Special Meeting on Unlocking Resources for Regional Development 2014  (photo credit: BENEDIKT VON LOEBELL)
Special Meeting on Unlocking Resources for Regional Development 2014
(photo credit: BENEDIKT VON LOEBELL)
Participants called for a focus on youth employment to dampen the pull of Islamist groups and efforts at creating a “European Union” in the Middle East at a World Economic Forum event held in Istanbul.
The region needs 170 million jobs by 2020, asserted Tarek Sultan Al Essa, CEO and Vice Chairman of the Board of Agility, (a Kuwaiti logistics company) at the World Economic Forum on unlocking resources for regional development held on Sunday and Monday.
“If we can’t tackle this issue, we are going to be responsible for the largest talent pool for extremism,” said Essa, adding, “We spend too much time focusing on politics and not enough on addressing opportunity.”
The World Economic Forum, established in 1971, is a nonprofit international institution committed to improving the world through public-private cooperation.
Majid Jafar, the CEO of Crescent Petroleum, United Arab Emirates, said, “The only sustainable resource and driver of growth is our young people,” and the youth bulge in the region should be seen as an opportunity.
Afsin Yurdakul, the chief foreign editor at Haberturk TV in Turkey, said there was great potential for youth in the region and that sustainable growth is possible.

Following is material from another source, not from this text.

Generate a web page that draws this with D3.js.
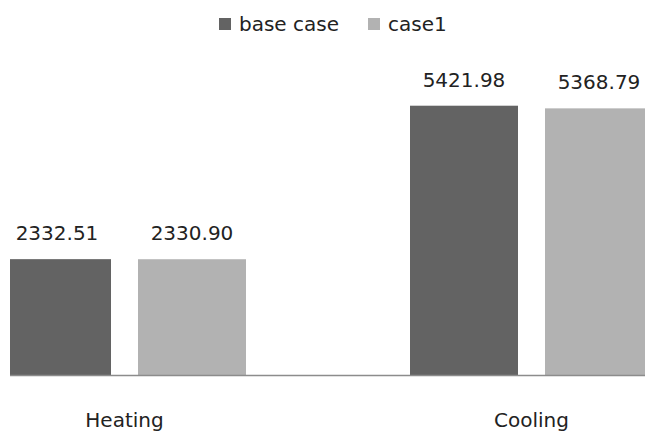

For his part, Ali Babacan, the Turkish Deputy Prime Minister, also responsible for economic and financial affairs, called for more integration in the region as a kind of “European Union,” which he predicted would lead to more peace and stability in the region.
“We want borders to be irrelevant in this region,” said Babacan, adding that Turkey has worked towards this by removing visa requirements and signing free trade agreements with countries in the region.
Turkey, under the leadership of the Islamist AK Party, seeks to expand its regional role, in what some experts have called a neo-Ottoman foreign policy.